Restate the data word for word and leave the images out.

[START]

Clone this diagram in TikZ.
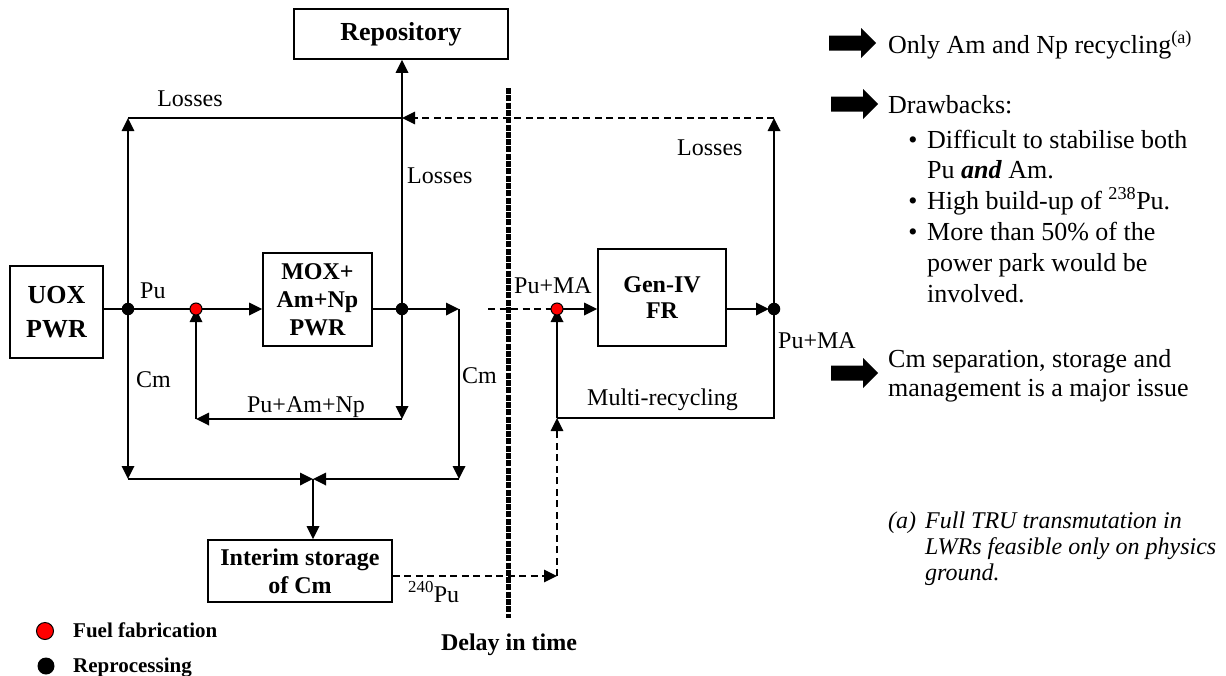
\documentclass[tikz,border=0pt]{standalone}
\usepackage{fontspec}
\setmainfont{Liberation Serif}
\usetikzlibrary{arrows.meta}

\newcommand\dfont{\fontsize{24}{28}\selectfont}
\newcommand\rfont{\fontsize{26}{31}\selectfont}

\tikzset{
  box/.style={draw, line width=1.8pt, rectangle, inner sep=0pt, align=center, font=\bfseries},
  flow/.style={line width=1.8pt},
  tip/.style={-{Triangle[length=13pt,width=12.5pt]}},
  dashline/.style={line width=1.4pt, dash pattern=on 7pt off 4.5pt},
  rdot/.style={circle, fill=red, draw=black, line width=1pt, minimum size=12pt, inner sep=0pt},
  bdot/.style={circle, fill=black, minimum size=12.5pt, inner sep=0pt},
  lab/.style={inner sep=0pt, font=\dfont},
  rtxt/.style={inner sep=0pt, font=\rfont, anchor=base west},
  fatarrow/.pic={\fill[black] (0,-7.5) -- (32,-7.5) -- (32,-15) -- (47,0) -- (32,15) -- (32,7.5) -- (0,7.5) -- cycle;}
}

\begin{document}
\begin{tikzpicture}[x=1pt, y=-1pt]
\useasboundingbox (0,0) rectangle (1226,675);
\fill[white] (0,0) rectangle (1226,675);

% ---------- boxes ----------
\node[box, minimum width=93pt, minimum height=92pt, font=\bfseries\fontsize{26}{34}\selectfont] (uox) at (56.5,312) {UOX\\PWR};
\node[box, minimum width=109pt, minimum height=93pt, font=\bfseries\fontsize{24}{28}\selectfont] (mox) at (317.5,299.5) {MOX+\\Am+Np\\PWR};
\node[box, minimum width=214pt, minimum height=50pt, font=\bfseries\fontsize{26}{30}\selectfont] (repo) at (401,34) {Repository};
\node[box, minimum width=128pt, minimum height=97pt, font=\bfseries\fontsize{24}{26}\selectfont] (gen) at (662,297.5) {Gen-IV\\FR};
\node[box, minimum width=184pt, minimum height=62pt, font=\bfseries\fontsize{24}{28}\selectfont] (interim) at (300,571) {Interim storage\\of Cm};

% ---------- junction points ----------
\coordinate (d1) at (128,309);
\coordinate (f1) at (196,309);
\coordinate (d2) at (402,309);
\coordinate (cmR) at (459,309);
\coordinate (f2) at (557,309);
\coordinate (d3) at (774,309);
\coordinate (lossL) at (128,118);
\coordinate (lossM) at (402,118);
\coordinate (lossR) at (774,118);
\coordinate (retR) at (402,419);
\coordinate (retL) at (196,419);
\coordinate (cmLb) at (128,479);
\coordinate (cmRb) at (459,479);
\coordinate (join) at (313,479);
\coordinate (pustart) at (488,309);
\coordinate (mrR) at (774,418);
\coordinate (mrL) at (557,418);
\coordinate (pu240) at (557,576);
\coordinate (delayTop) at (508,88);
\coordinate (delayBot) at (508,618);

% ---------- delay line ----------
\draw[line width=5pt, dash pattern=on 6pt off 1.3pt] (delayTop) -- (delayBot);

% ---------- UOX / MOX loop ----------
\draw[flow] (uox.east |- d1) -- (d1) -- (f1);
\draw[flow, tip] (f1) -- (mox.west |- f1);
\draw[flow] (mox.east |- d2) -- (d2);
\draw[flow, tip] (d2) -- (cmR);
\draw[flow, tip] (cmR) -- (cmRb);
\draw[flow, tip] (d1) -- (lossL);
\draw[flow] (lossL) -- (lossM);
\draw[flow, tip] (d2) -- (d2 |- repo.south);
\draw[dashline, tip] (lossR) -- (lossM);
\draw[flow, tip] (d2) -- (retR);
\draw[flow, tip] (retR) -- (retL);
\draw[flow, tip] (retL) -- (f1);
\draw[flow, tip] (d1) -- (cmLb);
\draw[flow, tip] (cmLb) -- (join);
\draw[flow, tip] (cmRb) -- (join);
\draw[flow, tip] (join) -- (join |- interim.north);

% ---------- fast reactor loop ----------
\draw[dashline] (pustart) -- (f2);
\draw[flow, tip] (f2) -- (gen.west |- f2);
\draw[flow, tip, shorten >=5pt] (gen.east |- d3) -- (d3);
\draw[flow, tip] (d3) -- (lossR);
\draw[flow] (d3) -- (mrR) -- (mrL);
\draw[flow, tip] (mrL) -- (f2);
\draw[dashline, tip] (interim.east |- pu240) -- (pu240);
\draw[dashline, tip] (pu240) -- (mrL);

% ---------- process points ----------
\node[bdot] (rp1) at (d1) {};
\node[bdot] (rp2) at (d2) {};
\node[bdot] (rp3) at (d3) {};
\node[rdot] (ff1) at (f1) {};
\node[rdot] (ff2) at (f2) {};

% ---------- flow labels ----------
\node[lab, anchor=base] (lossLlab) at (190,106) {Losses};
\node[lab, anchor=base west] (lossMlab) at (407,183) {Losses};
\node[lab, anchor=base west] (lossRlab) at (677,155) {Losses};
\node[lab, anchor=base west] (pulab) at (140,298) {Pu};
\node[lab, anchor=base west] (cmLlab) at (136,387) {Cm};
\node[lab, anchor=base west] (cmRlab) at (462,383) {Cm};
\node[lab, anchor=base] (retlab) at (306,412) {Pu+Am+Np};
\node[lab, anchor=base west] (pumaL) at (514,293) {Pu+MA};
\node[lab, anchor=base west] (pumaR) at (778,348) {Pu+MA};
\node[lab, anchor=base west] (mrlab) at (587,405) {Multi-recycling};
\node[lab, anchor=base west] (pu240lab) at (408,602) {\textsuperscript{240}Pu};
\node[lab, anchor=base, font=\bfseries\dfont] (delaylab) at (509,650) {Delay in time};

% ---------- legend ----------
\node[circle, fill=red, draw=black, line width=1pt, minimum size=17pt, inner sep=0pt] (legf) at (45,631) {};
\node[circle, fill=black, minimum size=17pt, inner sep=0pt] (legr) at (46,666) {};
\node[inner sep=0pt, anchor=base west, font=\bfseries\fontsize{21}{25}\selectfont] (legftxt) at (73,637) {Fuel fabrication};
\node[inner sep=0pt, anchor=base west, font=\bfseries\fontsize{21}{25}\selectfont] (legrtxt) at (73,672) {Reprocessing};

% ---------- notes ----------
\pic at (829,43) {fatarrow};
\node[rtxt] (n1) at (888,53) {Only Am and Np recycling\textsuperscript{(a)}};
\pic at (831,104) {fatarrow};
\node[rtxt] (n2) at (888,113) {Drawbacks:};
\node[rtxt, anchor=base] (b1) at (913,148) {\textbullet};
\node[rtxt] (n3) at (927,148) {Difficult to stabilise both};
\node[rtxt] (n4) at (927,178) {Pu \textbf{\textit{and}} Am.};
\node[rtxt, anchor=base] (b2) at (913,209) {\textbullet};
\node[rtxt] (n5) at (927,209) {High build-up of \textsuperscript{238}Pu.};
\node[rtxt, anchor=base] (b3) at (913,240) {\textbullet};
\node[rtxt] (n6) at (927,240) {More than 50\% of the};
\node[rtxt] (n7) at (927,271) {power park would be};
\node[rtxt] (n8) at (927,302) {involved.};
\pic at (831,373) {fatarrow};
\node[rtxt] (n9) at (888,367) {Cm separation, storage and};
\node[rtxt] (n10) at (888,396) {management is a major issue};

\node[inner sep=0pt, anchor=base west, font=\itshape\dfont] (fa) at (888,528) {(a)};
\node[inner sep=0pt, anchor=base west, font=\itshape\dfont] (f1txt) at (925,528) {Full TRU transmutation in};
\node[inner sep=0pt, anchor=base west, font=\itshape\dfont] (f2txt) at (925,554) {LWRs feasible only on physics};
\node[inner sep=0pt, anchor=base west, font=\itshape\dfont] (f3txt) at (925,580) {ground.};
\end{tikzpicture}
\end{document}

[END]

# SOLUTION FOR THIS PROBLEM:
Clone this diagram in TikZ.
\documentclass[tikz,border=0pt]{standalone}
\usepackage{fontspec}
\setmainfont{Liberation Serif}
\usetikzlibrary{arrows.meta}

\newcommand\dfont{\fontsize{24}{28}\selectfont}
\newcommand\rfont{\fontsize{26}{31}\selectfont}

\tikzset{
  box/.style={draw, line width=1.8pt, rectangle, inner sep=0pt, align=center, font=\bfseries},
  flow/.style={line width=1.8pt},
  tip/.style={-{Triangle[length=13pt,width=12.5pt]}},
  dashline/.style={line width=1.4pt, dash pattern=on 7pt off 4.5pt},
  rdot/.style={circle, fill=red, draw=black, line width=1pt, minimum size=12pt, inner sep=0pt},
  bdot/.style={circle, fill=black, minimum size=12.5pt, inner sep=0pt},
  lab/.style={inner sep=0pt, font=\dfont},
  rtxt/.style={inner sep=0pt, font=\rfont, anchor=base west},
  fatarrow/.pic={\fill[black] (0,-7.5) -- (32,-7.5) -- (32,-15) -- (47,0) -- (32,15) -- (32,7.5) -- (0,7.5) -- cycle;}
}

\begin{document}
\begin{tikzpicture}[x=1pt, y=-1pt]
\useasboundingbox (0,0) rectangle (1226,675);
\fill[white] (0,0) rectangle (1226,675);

% ---------- boxes ----------
\node[box, minimum width=93pt, minimum height=92pt, font=\bfseries\fontsize{26}{34}\selectfont] (uox) at (56.5,312) {UOX\\PWR};
\node[box, minimum width=109pt, minimum height=93pt, font=\bfseries\fontsize{24}{28}\selectfont] (mox) at (317.5,299.5) {MOX+\\Am+Np\\PWR};
\node[box, minimum width=214pt, minimum height=50pt, font=\bfseries\fontsize{26}{30}\selectfont] (repo) at (401,34) {Repository};
\node[box, minimum width=128pt, minimum height=97pt, font=\bfseries\fontsize{24}{26}\selectfont] (gen) at (662,297.5) {Gen-IV\\FR};
\node[box, minimum width=184pt, minimum height=62pt, font=\bfseries\fontsize{24}{28}\selectfont] (interim) at (300,571) {Interim storage\\of Cm};

% ---------- junction points ----------
\coordinate (d1) at (128,309);
\coordinate (f1) at (196,309);
\coordinate (d2) at (402,309);
\coordinate (cmR) at (459,309);
\coordinate (f2) at (557,309);
\coordinate (d3) at (774,309);
\coordinate (lossL) at (128,118);
\coordinate (lossM) at (402,118);
\coordinate (lossR) at (774,118);
\coordinate (retR) at (402,419);
\coordinate (retL) at (196,419);
\coordinate (cmLb) at (128,479);
\coordinate (cmRb) at (459,479);
\coordinate (join) at (313,479);
\coordinate (pustart) at (488,309);
\coordinate (mrR) at (774,418);
\coordinate (mrL) at (557,418);
\coordinate (pu240) at (557,576);
\coordinate (delayTop) at (508,88);
\coordinate (delayBot) at (508,618);

% ---------- delay line ----------
\draw[line width=5pt, dash pattern=on 6pt off 1.3pt] (delayTop) -- (delayBot);

% ---------- UOX / MOX loop ----------
\draw[flow] (uox.east |- d1) -- (d1) -- (f1);
\draw[flow, tip] (f1) -- (mox.west |- f1);
\draw[flow] (mox.east |- d2) -- (d2);
\draw[flow, tip] (d2) -- (cmR);
\draw[flow, tip] (cmR) -- (cmRb);
\draw[flow, tip] (d1) -- (lossL);
\draw[flow] (lossL) -- (lossM);
\draw[flow, tip] (d2) -- (d2 |- repo.south);
\draw[dashline, tip] (lossR) -- (lossM);
\draw[flow, tip] (d2) -- (retR);
\draw[flow, tip] (retR) -- (retL);
\draw[flow, tip] (retL) -- (f1);
\draw[flow, tip] (d1) -- (cmLb);
\draw[flow, tip] (cmLb) -- (join);
\draw[flow, tip] (cmRb) -- (join);
\draw[flow, tip] (join) -- (join |- interim.north);

% ---------- fast reactor loop ----------
\draw[dashline] (pustart) -- (f2);
\draw[flow, tip] (f2) -- (gen.west |- f2);
\draw[flow, tip, shorten >=5pt] (gen.east |- d3) -- (d3);
\draw[flow, tip] (d3) -- (lossR);
\draw[flow] (d3) -- (mrR) -- (mrL);
\draw[flow, tip] (mrL) -- (f2);
\draw[dashline, tip] (interim.east |- pu240) -- (pu240);
\draw[dashline, tip] (pu240) -- (mrL);

% ---------- process points ----------
\node[bdot] (rp1) at (d1) {};
\node[bdot] (rp2) at (d2) {};
\node[bdot] (rp3) at (d3) {};
\node[rdot] (ff1) at (f1) {};
\node[rdot] (ff2) at (f2) {};

% ---------- flow labels ----------
\node[lab, anchor=base] (lossLlab) at (190,106) {Losses};
\node[lab, anchor=base west] (lossMlab) at (407,183) {Losses};
\node[lab, anchor=base west] (lossRlab) at (677,155) {Losses};
\node[lab, anchor=base west] (pulab) at (140,298) {Pu};
\node[lab, anchor=base west] (cmLlab) at (136,387) {Cm};
\node[lab, anchor=base west] (cmRlab) at (462,383) {Cm};
\node[lab, anchor=base] (retlab) at (306,412) {Pu+Am+Np};
\node[lab, anchor=base west] (pumaL) at (514,293) {Pu+MA};
\node[lab, anchor=base west] (pumaR) at (778,348) {Pu+MA};
\node[lab, anchor=base west] (mrlab) at (587,405) {Multi-recycling};
\node[lab, anchor=base west] (pu240lab) at (408,602) {\textsuperscript{240}Pu};
\node[lab, anchor=base, font=\bfseries\dfont] (delaylab) at (509,650) {Delay in time};

% ---------- legend ----------
\node[circle, fill=red, draw=black, line width=1pt, minimum size=17pt, inner sep=0pt] (legf) at (45,631) {};
\node[circle, fill=black, minimum size=17pt, inner sep=0pt] (legr) at (46,666) {};
\node[inner sep=0pt, anchor=base west, font=\bfseries\fontsize{21}{25}\selectfont] (legftxt) at (73,637) {Fuel fabrication};
\node[inner sep=0pt, anchor=base west, font=\bfseries\fontsize{21}{25}\selectfont] (legrtxt) at (73,672) {Reprocessing};

% ---------- notes ----------
\pic at (829,43) {fatarrow};
\node[rtxt] (n1) at (888,53) {Only Am and Np recycling\textsuperscript{(a)}};
\pic at (831,104) {fatarrow};
\node[rtxt] (n2) at (888,113) {Drawbacks:};
\node[rtxt, anchor=base] (b1) at (913,148) {\textbullet};
\node[rtxt] (n3) at (927,148) {Difficult to stabilise both};
\node[rtxt] (n4) at (927,178) {Pu \textbf{\textit{and}} Am.};
\node[rtxt, anchor=base] (b2) at (913,209) {\textbullet};
\node[rtxt] (n5) at (927,209) {High build-up of \textsuperscript{238}Pu.};
\node[rtxt, anchor=base] (b3) at (913,240) {\textbullet};
\node[rtxt] (n6) at (927,240) {More than 50\% of the};
\node[rtxt] (n7) at (927,271) {power park would be};
\node[rtxt] (n8) at (927,302) {involved.};
\pic at (831,373) {fatarrow};
\node[rtxt] (n9) at (888,367) {Cm separation, storage and};
\node[rtxt] (n10) at (888,396) {management is a major issue};

\node[inner sep=0pt, anchor=base west, font=\itshape\dfont] (fa) at (888,528) {(a)};
\node[inner sep=0pt, anchor=base west, font=\itshape\dfont] (f1txt) at (925,528) {Full TRU transmutation in};
\node[inner sep=0pt, anchor=base west, font=\itshape\dfont] (f2txt) at (925,554) {LWRs feasible only on physics};
\node[inner sep=0pt, anchor=base west, font=\itshape\dfont] (f3txt) at (925,580) {ground.};
\end{tikzpicture}
\end{document}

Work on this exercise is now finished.